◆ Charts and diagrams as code
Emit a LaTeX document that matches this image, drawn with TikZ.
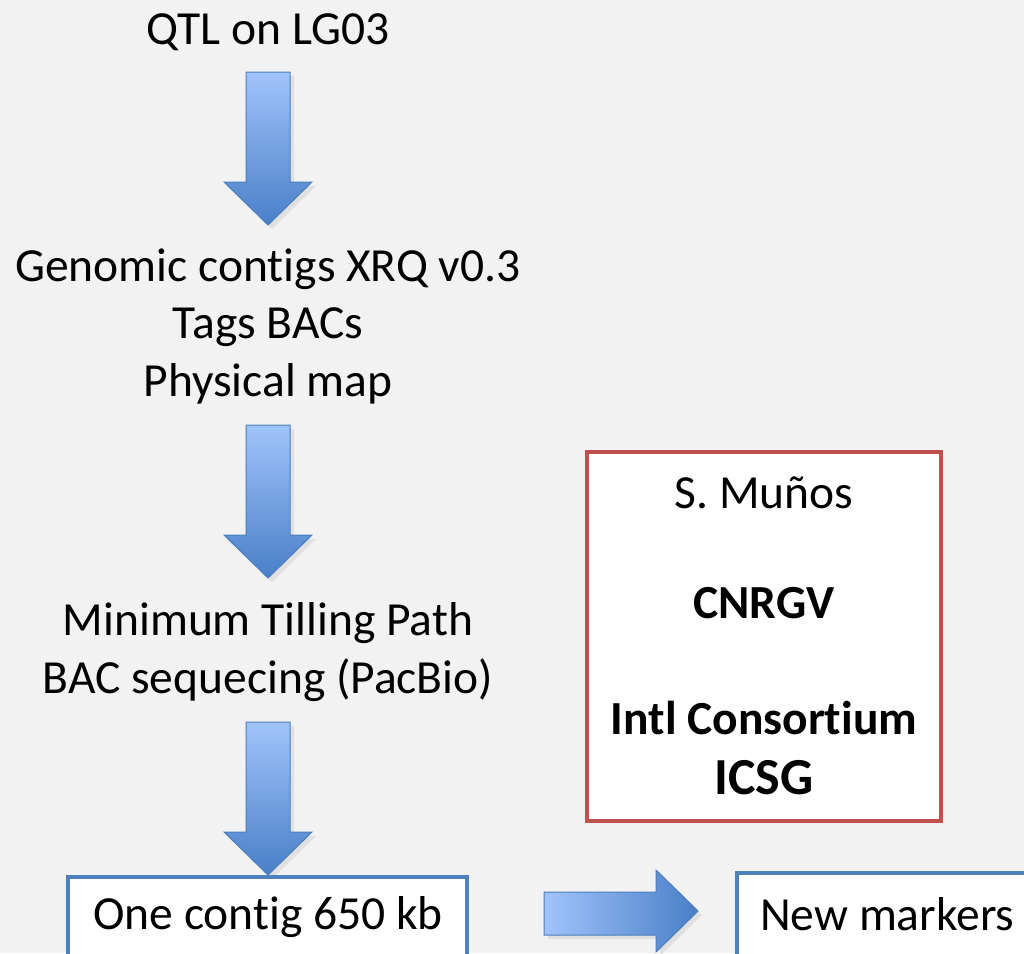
\documentclass[tikz,border=0pt]{standalone}
\usepackage{fontspec}
\setmainfont{Carlito}[RawFeature={-liga}]
\begin{document}
\begin{tikzpicture}[x=1pt,y=-1pt,
  txt/.style={inner sep=0pt, align=center, font=\fontsize{47.5}{57.5}\selectfont},
  boldtxt/.style={inner sep=0pt, font=\fontsize{47.5}{57}\selectfont\bfseries},
  bluebox/.style={draw=boxblue, line width=3.5pt, fill=white},
  blockarrow/.style={draw=arrowedge, line width=1pt, line join=miter},
  downfill/.style={top color=arrowlight, bottom color=arrowdark},
  rightfill/.style={left color=arrowlight, right color=arrowdark}]
\definecolor{bg}{HTML}{F2F2F2}
\definecolor{boxblue}{HTML}{4F81BD}
\definecolor{boxred}{HTML}{C0504D}
\definecolor{arrowlight}{HTML}{A0C4FA}
\definecolor{arrowdark}{HTML}{4A7FC9}
\definecolor{arrowedge}{HTML}{4A7EBB}
\fill[bg] (0,0) rectangle (1024,953);
\useasboundingbox (0,0) rectangle (1024,953);

% texts
\node[txt] (qtl) at (268,32) {QTL on LG03};
\node[txt] (genomic) at (268,326) {Genomic contigs XRQ v0.3\\Tags BACs\\Physical map};
\node[txt] (mtp) at (268,652) {Minimum Tilling Path\\BAC sequecing (PacBio)};

% down arrows
\foreach \t/\n in {72/a1,425/a2,722/a3}{
  \fill[black!12] (250,\t+4) -- (294,\t+4) -- (294,\t+114) -- (316,\t+114) -- (272,\t+157) -- (228,\t+114) -- (250,\t+114) -- cycle;
  \draw[blockarrow, downfill] (246,\t) coordinate (\n) -- (290,\t) -- (290,\t+110) -- (312,\t+110) -- (268,\t+153) -- (224,\t+110) -- (246,\t+110) -- cycle;
}

% bottom boxes
\draw[bluebox] (68,877) rectangle (467,970);
\node[txt] (contig) at (268,917) {One contig 650 kb};
\draw[bluebox] (737,873) rectangle (1040,970);
\node[txt, anchor=west] (markers) at (760,914) {New markers};

% right arrow
\fill[black!12] (548,896) -- (660,896) -- (660,874) -- (702,915) -- (660,956) -- (660,939) -- (548,939) -- cycle;
\draw[blockarrow, rightfill] (544,892) -- (656,892) -- (656,870) -- (698,911) -- (656,952) -- (656,935) -- (544,935) -- cycle;

% red box
\draw[draw=boxred, line width=3.5pt, fill=white] (587,452) rectangle (941,821);
\node[txt] (munos) at (764,493) {S. Muños};
\node[boldtxt] (cnrgv) at (764,603) {CNRGV};
\node[boldtxt] (intl) at (764,718) {Intl Consortium};
\node[inner sep=0pt, font=\fontsize{52}{60}\selectfont\bfseries] (icsg) at (764,778) {ICSG};
\end{tikzpicture}
\end{document}
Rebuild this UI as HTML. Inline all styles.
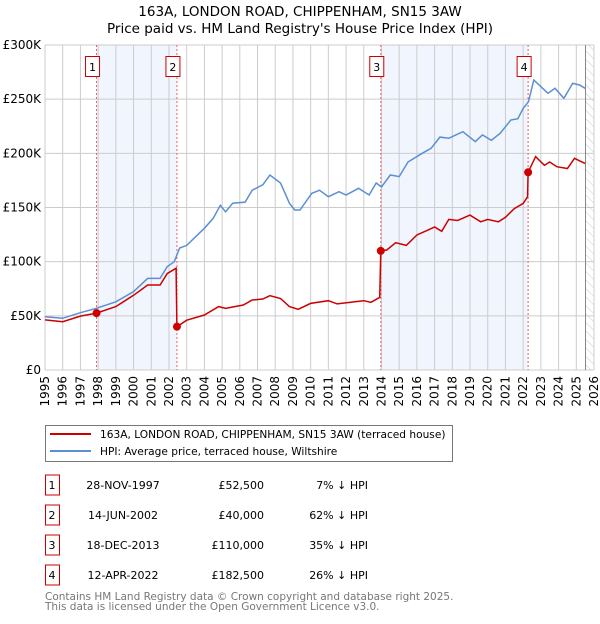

◆ WRITTEN TASK
Transcribe the records above exactly as they appear, leaving out any pictures.

◆ THE OUTPUT
Emit a LaTeX document that matches this image, drawn with TikZ.
\documentclass[tikz,border=0pt]{standalone}
\usepackage{fontspec}
\setmainfont{Carlito}[RawFeature={-liga}]
\begin{document}
\begin{tikzpicture}[x=1pt,y=-1pt,
  txt/.style={inner sep=0pt, align=center, font=\fontsize{47.5}{57.5}\selectfont},
  boldtxt/.style={inner sep=0pt, font=\fontsize{47.5}{57}\selectfont\bfseries},
  bluebox/.style={draw=boxblue, line width=3.5pt, fill=white},
  blockarrow/.style={draw=arrowedge, line width=1pt, line join=miter},
  downfill/.style={top color=arrowlight, bottom color=arrowdark},
  rightfill/.style={left color=arrowlight, right color=arrowdark}]
\definecolor{bg}{HTML}{F2F2F2}
\definecolor{boxblue}{HTML}{4F81BD}
\definecolor{boxred}{HTML}{C0504D}
\definecolor{arrowlight}{HTML}{A0C4FA}
\definecolor{arrowdark}{HTML}{4A7FC9}
\definecolor{arrowedge}{HTML}{4A7EBB}
\fill[bg] (0,0) rectangle (1024,953);
\useasboundingbox (0,0) rectangle (1024,953);

% texts
\node[txt] (qtl) at (268,32) {QTL on LG03};
\node[txt] (genomic) at (268,326) {Genomic contigs XRQ v0.3\\Tags BACs\\Physical map};
\node[txt] (mtp) at (268,652) {Minimum Tilling Path\\BAC sequecing (PacBio)};

% down arrows
\foreach \t/\n in {72/a1,425/a2,722/a3}{
  \fill[black!12] (250,\t+4) -- (294,\t+4) -- (294,\t+114) -- (316,\t+114) -- (272,\t+157) -- (228,\t+114) -- (250,\t+114) -- cycle;
  \draw[blockarrow, downfill] (246,\t) coordinate (\n) -- (290,\t) -- (290,\t+110) -- (312,\t+110) -- (268,\t+153) -- (224,\t+110) -- (246,\t+110) -- cycle;
}

% bottom boxes
\draw[bluebox] (68,877) rectangle (467,970);
\node[txt] (contig) at (268,917) {One contig 650 kb};
\draw[bluebox] (737,873) rectangle (1040,970);
\node[txt, anchor=west] (markers) at (760,914) {New markers};

% right arrow
\fill[black!12] (548,896) -- (660,896) -- (660,874) -- (702,915) -- (660,956) -- (660,939) -- (548,939) -- cycle;
\draw[blockarrow, rightfill] (544,892) -- (656,892) -- (656,870) -- (698,911) -- (656,952) -- (656,935) -- (544,935) -- cycle;

% red box
\draw[draw=boxred, line width=3.5pt, fill=white] (587,452) rectangle (941,821);
\node[txt] (munos) at (764,493) {S. Muños};
\node[boldtxt] (cnrgv) at (764,603) {CNRGV};
\node[boldtxt] (intl) at (764,718) {Intl Consortium};
\node[inner sep=0pt, font=\fontsize{52}{60}\selectfont\bfseries] (icsg) at (764,778) {ICSG};
\end{tikzpicture}
\end{document}
Rebuild this UI as HTML. Inline all styles.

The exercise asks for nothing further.